The build process can take a while, but you'll want to pay attention. The
process automatically detects various libraries. This is particularly important
if it misses an important library for you, in which case you will
probably need to tweak the
perldl.conf file. The file has lots
of internal self-documentation so hopefully you'll be able to figure out what
to try to fix your problem. However, if you run into trouble, check out the
BUGS file for instructions on how to report bugs or other trouble to the PDL
Step 5: Learn more about PDL. The documentation for PDL isn't great for beginners, but it gets the job done. Check out the wiki, which not only has documentation for PDL but also has links to some good external documentation. If you find some feature to be somewhat under-documented, please let me know and I'll try to tackle it some time in one of my journals. Then, hopefully, I'll propagate the documentation back to the wiki and the POD files.
I hope this helps those of you who have been curious about PDL but have not put in the effort to get it to work. If you have any questions, the readers of the PDL mailing list are usually happy to help. Check here for those email addresses.

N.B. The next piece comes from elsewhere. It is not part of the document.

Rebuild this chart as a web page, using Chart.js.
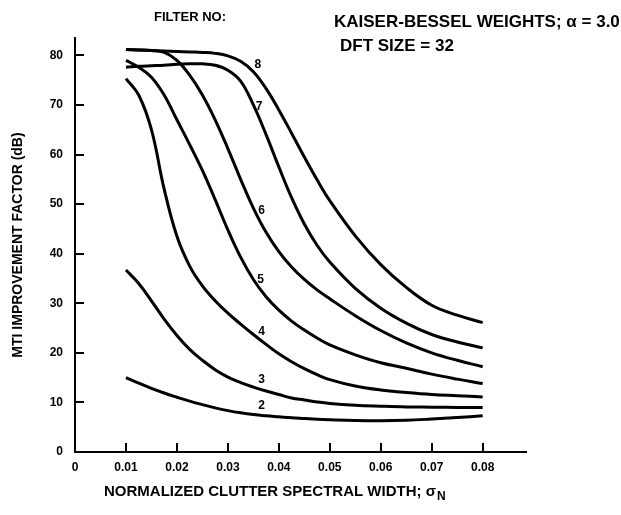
<!DOCTYPE html>
<html>
<head>
<meta charset="utf-8">
<script src="https://cdn.jsdelivr.net/npm/chart.js@4/dist/chart.umd.min.js"></script>
<style>
  html, body { margin: 0; padding: 0; background: #fff; }
  #wrap { width: 621px; height: 515px; }
</style>
</head>
<body>
<div id="wrap"><canvas id="myChart" width="621" height="515"></canvas></div>
<script>
// normalized clutter spectral width (x)
const widths = [0.01, 0.0125, 0.015, 0.0175, 0.02, 0.0225, 0.025, 0.0275, 0.03, 0.0325,
  0.035, 0.0375, 0.04, 0.0425, 0.045, 0.0475, 0.05, 0.055, 0.06, 0.065, 0.07, 0.075, 0.08];

// MTI improvement factor (dB) per filter
const filter8 = [81.2, 81.1, 81.0, 80.9, 80.8, 80.7, 80.6, 80.4, 79.9, 78.8,
  76.7, 73.3, 69.0, 64.3, 59.5, 54.9, 50.7, 43.6, 37.8, 33.2, 29.6, 27.6, 26.1];
const filter7 = [77.6, 77.8, 77.9, 78.0, 78.2, 78.3, 78.3, 78.0, 77.0, 74.8,
  70.0, 64.0, 57.5, 51.3, 46.0, 41.7, 38.3, 33.0, 29.0, 26.0, 23.7, 22.2, 21.0];
const filter6 = [81.2, 81.1, 81.0, 80.6, 79.0, 76.0, 72.0, 67.0, 61.2, 55.0,
  49.2, 44.3, 40.4, 37.3, 34.8, 32.7, 30.9, 27.5, 24.5, 22.0, 20.0, 18.5, 17.2];
const filter5 = [79.0, 77.6, 75.6, 72.0, 67.0, 62.0, 56.8, 50.9, 44.8, 39.3,
  34.8, 31.3, 28.6, 26.4, 24.6, 23.0, 21.6, 19.6, 18.0, 16.9, 15.7, 14.7, 13.8];
const filter4 = [75.3, 72.0, 65.0, 53.0, 43.5, 37.5, 33.5, 30.5, 28.0, 25.8,
  23.7, 21.7, 19.8, 18.2, 16.8, 15.6, 14.6, 13.3, 12.5, 12.0, 11.6, 11.35, 11.1];
const filter3 = [36.7, 34.0, 30.5, 26.8, 23.5, 20.7, 18.5, 16.6, 15.1, 14.0,
  13.1, 12.3, 11.6, 10.9, 10.5, 10.1, 9.8, 9.45, 9.25, 9.1, 9.05, 9.0, 9.0];
const filter2 = [15.0, 13.9, 12.85, 11.9, 11.05, 10.25, 9.55, 8.9, 8.35, 7.9,
  7.55, 7.3, 7.1, 6.9, 6.75, 6.6, 6.5, 6.35, 6.3, 6.4, 6.65, 6.95, 7.3];

// curve labels: name, x, y (data units)
const labelNames = ["8", "7", "6", "5", "4", "3", "2"];
const labelX = [0.0359, 0.0361, 0.0366, 0.0364, 0.0366, 0.0366, 0.0366];
const labelY = [78.2, 69.6, 48.6, 34.7, 24.2, 14.5, 9.3];

const series = [filter8, filter7, filter6, filter5, filter4, filter3, filter2];

Chart.defaults.font.family = "'Liberation Sans', Arial, sans-serif";
Chart.defaults.color = "#000";

const boldFont = (size) => "bold " + size + "px 'Liberation Sans', Arial, sans-serif";

const innerTicks = {
  id: "innerTicks",
  afterDraw(chart) {
    const ctx = chart.ctx;
    const x = chart.scales.x;
    const y = chart.scales.y;
    ctx.save();
    ctx.strokeStyle = "#000";
    ctx.lineWidth = 2;
    x.ticks.forEach((t) => {
      if (t.value === 0) return;
      const px = Math.round(x.getPixelForValue(t.value));
      ctx.beginPath();
      ctx.moveTo(px, y.bottom);
      ctx.lineTo(px, y.bottom - 9);
      ctx.stroke();
    });
    y.ticks.forEach((t) => {
      if (t.value === 0) return;
      const py = Math.round(y.getPixelForValue(t.value));
      ctx.beginPath();
      ctx.moveTo(x.left, py);
      ctx.lineTo(x.left + 9, py);
      ctx.stroke();
    });
    ctx.restore();
  },
};

const texts = {
  id: "texts",
  afterDraw(chart) {
    const ctx = chart.ctx;
    const x = chart.scales.x;
    const y = chart.scales.y;
    ctx.save();
    ctx.fillStyle = "#000";
    ctx.textBaseline = "middle";

    ctx.textAlign = "center";
    ctx.font = boldFont(13);
    ctx.fillText("FILTER NO:", 190, 17);

    ctx.textAlign = "left";
    ctx.font = boldFont(17);
    ctx.fillText("KAISER-BESSEL WEIGHTS; \u03b1 = 3.0", 334, 22);
    ctx.fillText("DFT SIZE = 32", 340, 46);

    ctx.font = boldFont(15);
    const xt = "NORMALIZED CLUTTER SPECTRAL WIDTH; \u03c3";
    ctx.fillText(xt, 104, 492);
    const w = ctx.measureText(xt).width;
    ctx.font = boldFont(12);
    ctx.fillText("N", 104 + w + 1, 497);

    ctx.textAlign = "center";
    ctx.font = boldFont(12);
    labelNames.forEach((n, i) => {
      ctx.fillText(n, x.getPixelForValue(labelX[i]), y.getPixelForValue(labelY[i]));
    });
    ctx.restore();
  },
};

const data = {
  labels: widths,
  datasets: series.map((s, i) => ({
    label: "Filter " + labelNames[i],
    data: s.map((v, j) => ({ x: widths[j], y: v })),
    borderColor: "#000",
    borderWidth: 3,
    pointRadius: 0,
    fill: false,
    tension: 0.4,
  })),
};

const config = {
  type: "line",
  data: data,
  options: {
    responsive: false,
    animation: false,
    layout: { padding: { top: 38, right: 95, left: 0, bottom: 0 } },
    plugins: {
      legend: { display: false },
      tooltip: { enabled: false },
    },
    scales: {
      x: {
        type: "linear",
        min: 0,
        max: 0.0885,
        ticks: {
          stepSize: 0.01,
          includeBounds: false,
          autoSkip: false,
          maxRotation: 0,
          padding: 8,
          font: { size: 12, weight: "bold" },
          callback: (v) => (Math.abs(v) < 1e-9 ? "0" : v.toFixed(2)),
        },
        grid: { drawOnChartArea: false, drawTicks: false },
        border: { color: "#000", width: 2 },
        afterFit: (s) => { s.height = 63; },
      },
      y: {
        min: 0,
        max: 83.5,
        ticks: {
          stepSize: 10,
          includeBounds: false,
          padding: 12,
          font: { size: 12, weight: "bold" },
        },
        grid: { drawOnChartArea: false, drawTicks: false },
        border: { color: "#000", width: 2 },
        title: {
          display: true,
          text: "MTI IMPROVEMENT FACTOR (dB)",
          font: { size: 14, weight: "bold" },
          padding: { top: 10, bottom: 0 },
        },
        afterFit: (s) => { s.width = 75; },
      },
    },
  },
  plugins: [innerTicks, texts],
};

new Chart(document.getElementById("myChart"), config);
</script>
</body>
</html>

I started to give serious time to learning and using Perl this summer. It all started with my frustrations at Matlab. I am a graduate student in Physics and I was trying to analyze some data I had taken. My matlab scripts did an excellent job analyzing data, but I continually found new parameters that needed to be tweaked or held fixed. Since I believe my filenames should be descriptive, the names of my data files kept changing in nontrivial ways.
Those familiar with Perl are aware that Perl was built to process files. Though I did not know much about Perl at the time, I knew that Perl made so easy that which seems so horribly difficult in Matlab. As I beat my head more and more against Matlab's poor file globbing and even poorer regular expression handling, I began to think to myself, "If only I could do numerical programming in Perl..." Then I (re)discovered PDL.
That discovery came in June. Since that time I have aimed to master Perl as best I could. I read the Camel book and PBP, then I got through Perl Testing and just last night I finished reading Perl Hacks. I find myself in a peculiar situation: What do I do next?
The next book on my list will probably be Higher Order Perl, but I decided that the time has come for me to write about what I know. Since my focus is largely on PDL, I find myself drawn to writing about it. This will likely include editing and updating the POD documentation and the wiki, but I also decided that a blog is in order. So, I've signed up for an account on use Perl, and we'll see how it goes.